What you will do: Every line below is to be copied exactly, with the pictures left out.

Data block:
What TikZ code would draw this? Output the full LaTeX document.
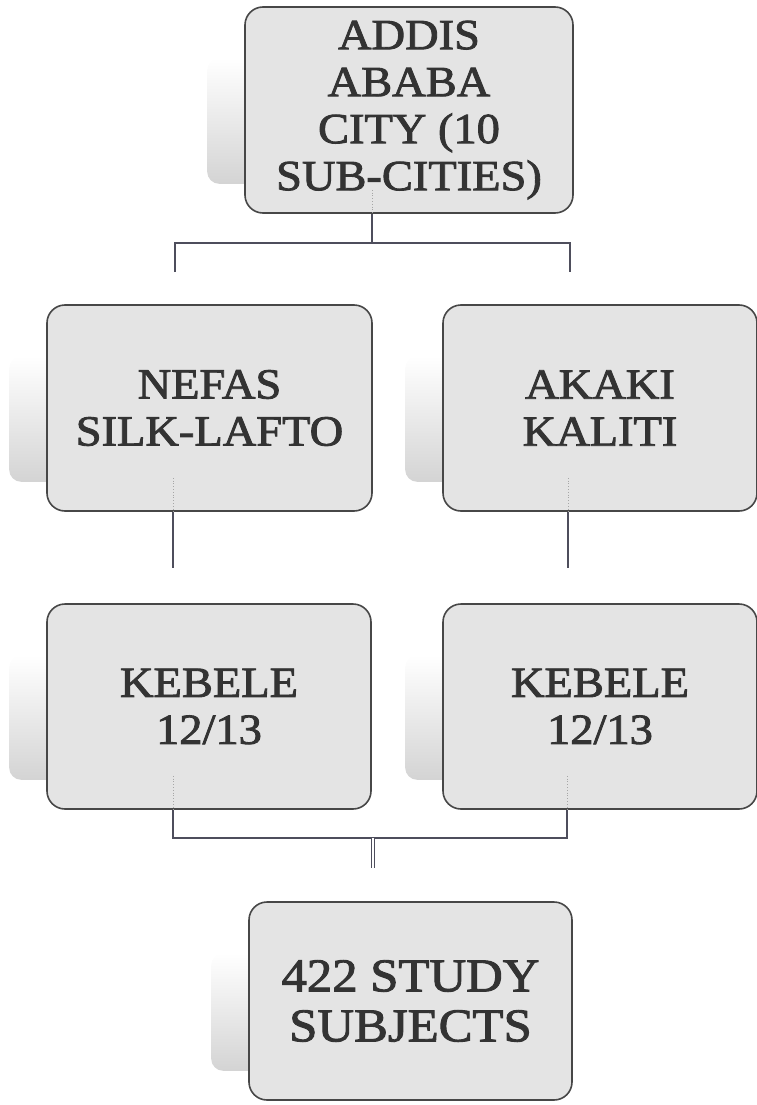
\documentclass[tikz,border=0pt]{standalone}
\usepackage{fontspec}
\setmainfont{Liberation Serif}[FakeStretch=1.08, FakeBold=2]
\usepackage{xcolor}
\usetikzlibrary{positioning}
\usetikzlibrary{calc}
\usetikzlibrary{backgrounds}
\definecolor{boxline}{HTML}{474747}
\definecolor{boxfill}{HTML}{E4E4E4}
\definecolor{boxtext}{HTML}{333333}
\definecolor{linkline}{HTML}{4E4E5C}

\begin{document}
\begin{tikzpicture}[x=1pt, y=-1pt,
	unitbox/.style={draw=boxline, line width=1.6pt, fill=boxfill, rounded corners=18pt,
		text=boxtext, align=center, inner sep=0pt, font=\fontsize{43}{47}\selectfont},
	tabshade/.style={top color=white, bottom color=black!17, rounded corners=12pt},
	link/.style={draw=linkline, line width=1.3pt},
	faint/.style={draw=gray!70, line width=0.8pt, dotted}]
	\useasboundingbox (0,0) rectangle (757,1105);
	% draw units
	\node[unitbox, minimum width=328pt, minimum height=206pt] (addis) at (409,110) {ADDIS\\ABABA\\CITY (10\\SUB-CITIES)};
	\node[unitbox, minimum width=325pt, minimum height=206pt] (nefas) at (209.5,408) {NEFAS\\SILK-LAFTO};
	\node[unitbox, minimum width=314pt, minimum height=206pt] (akaki) at (600,408) {AKAKI\\KALITI};
	\node[unitbox, minimum width=324pt, minimum height=205pt] (kebeleA) at (209,706.5) {KEBELE\\12/13};
	\node[unitbox, minimum width=314pt, minimum height=205pt] (kebeleB) at (600,706.5) {KEBELE\\12/13};
	\node[unitbox, minimum width=323pt, minimum height=198pt, font=\fontsize{47}{50}\selectfont] (subjects) at (410.5,1001) {422 STUDY\\SUBJECTS};
	% side tabs behind the units
	\begin{scope}[on background layer]
		\foreach \n in {addis,nefas,akaki,kebeleA,kebeleB,subjects}
			\shade[tabshade] ($(\n.north west)+(-37,52)$) rectangle ($(\n.south west)+(15,-30)$);
	\end{scope}
	% junction points
	\coordinate (split) at (372,243);
	\coordinate (leftdrop) at (175,272);
	\coordinate (rightdrop) at (570,272);
	\coordinate (nefasend) at (173,568);
	\coordinate (akakiend) at (568,568);
	\coordinate (legA) at (173,838);
	\coordinate (legB) at (567,838);
	\coordinate (join) at (373,838);
	\coordinate (subjectstop) at (373,868);
	% draw links
	\draw[faint] ($(addis.south -| split)+(0,-24)$) -- (addis.south -| split);
	\draw[link] (addis.south -| split) -- (split);
	\draw[link] (leftdrop) |- (split) -| (rightdrop);
	\draw[faint] ($(nefas.south -| nefasend)+(0,-34)$) -- (nefas.south -| nefasend);
	\draw[link] (nefas.south -| nefasend) -- (nefasend);
	\draw[faint] ($(akaki.south -| akakiend)+(0,-34)$) -- (akaki.south -| akakiend);
	\draw[link] (akaki.south -| akakiend) -- (akakiend);
	\draw[faint] ($(kebeleA.south -| legA)+(0,-34)$) -- (kebeleA.south -| legA);
	\draw[faint] ($(kebeleB.south -| legB)+(0,-34)$) -- (kebeleB.south -| legB);
	\draw[link] (kebeleA.south -| legA) -- (legA) -- (legB) -- (kebeleB.south -| legB);
	\draw[link, line width=1.1pt, double, double distance=1.6pt] (join) -- (subjectstop);
\end{tikzpicture}
\end{document}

Output below:
What TikZ code would draw this? Output the full LaTeX document.
\documentclass[tikz,border=0pt]{standalone}
\usepackage{fontspec}
\setmainfont{Liberation Serif}[FakeStretch=1.08, FakeBold=2]
\usepackage{xcolor}
\usetikzlibrary{positioning}
\usetikzlibrary{calc}
\usetikzlibrary{backgrounds}
\definecolor{boxline}{HTML}{474747}
\definecolor{boxfill}{HTML}{E4E4E4}
\definecolor{boxtext}{HTML}{333333}
\definecolor{linkline}{HTML}{4E4E5C}

\begin{document}
\begin{tikzpicture}[x=1pt, y=-1pt,
	unitbox/.style={draw=boxline, line width=1.6pt, fill=boxfill, rounded corners=18pt,
		text=boxtext, align=center, inner sep=0pt, font=\fontsize{43}{47}\selectfont},
	tabshade/.style={top color=white, bottom color=black!17, rounded corners=12pt},
	link/.style={draw=linkline, line width=1.3pt},
	faint/.style={draw=gray!70, line width=0.8pt, dotted}]
	\useasboundingbox (0,0) rectangle (757,1105);
	% draw units
	\node[unitbox, minimum width=328pt, minimum height=206pt] (addis) at (409,110) {ADDIS\\ABABA\\CITY (10\\SUB-CITIES)};
	\node[unitbox, minimum width=325pt, minimum height=206pt] (nefas) at (209.5,408) {NEFAS\\SILK-LAFTO};
	\node[unitbox, minimum width=314pt, minimum height=206pt] (akaki) at (600,408) {AKAKI\\KALITI};
	\node[unitbox, minimum width=324pt, minimum height=205pt] (kebeleA) at (209,706.5) {KEBELE\\12/13};
	\node[unitbox, minimum width=314pt, minimum height=205pt] (kebeleB) at (600,706.5) {KEBELE\\12/13};
	\node[unitbox, minimum width=323pt, minimum height=198pt, font=\fontsize{47}{50}\selectfont] (subjects) at (410.5,1001) {422 STUDY\\SUBJECTS};
	% side tabs behind the units
	\begin{scope}[on background layer]
		\foreach \n in {addis,nefas,akaki,kebeleA,kebeleB,subjects}
			\shade[tabshade] ($(\n.north west)+(-37,52)$) rectangle ($(\n.south west)+(15,-30)$);
	\end{scope}
	% junction points
	\coordinate (split) at (372,243);
	\coordinate (leftdrop) at (175,272);
	\coordinate (rightdrop) at (570,272);
	\coordinate (nefasend) at (173,568);
	\coordinate (akakiend) at (568,568);
	\coordinate (legA) at (173,838);
	\coordinate (legB) at (567,838);
	\coordinate (join) at (373,838);
	\coordinate (subjectstop) at (373,868);
	% draw links
	\draw[faint] ($(addis.south -| split)+(0,-24)$) -- (addis.south -| split);
	\draw[link] (addis.south -| split) -- (split);
	\draw[link] (leftdrop) |- (split) -| (rightdrop);
	\draw[faint] ($(nefas.south -| nefasend)+(0,-34)$) -- (nefas.south -| nefasend);
	\draw[link] (nefas.south -| nefasend) -- (nefasend);
	\draw[faint] ($(akaki.south -| akakiend)+(0,-34)$) -- (akaki.south -| akakiend);
	\draw[link] (akaki.south -| akakiend) -- (akakiend);
	\draw[faint] ($(kebeleA.south -| legA)+(0,-34)$) -- (kebeleA.south -| legA);
	\draw[faint] ($(kebeleB.south -| legB)+(0,-34)$) -- (kebeleB.south -| legB);
	\draw[link] (kebeleA.south -| legA) -- (legA) -- (legB) -- (kebeleB.south -| legB);
	\draw[link, line width=1.1pt, double, double distance=1.6pt] (join) -- (subjectstop);
\end{tikzpicture}
\end{document}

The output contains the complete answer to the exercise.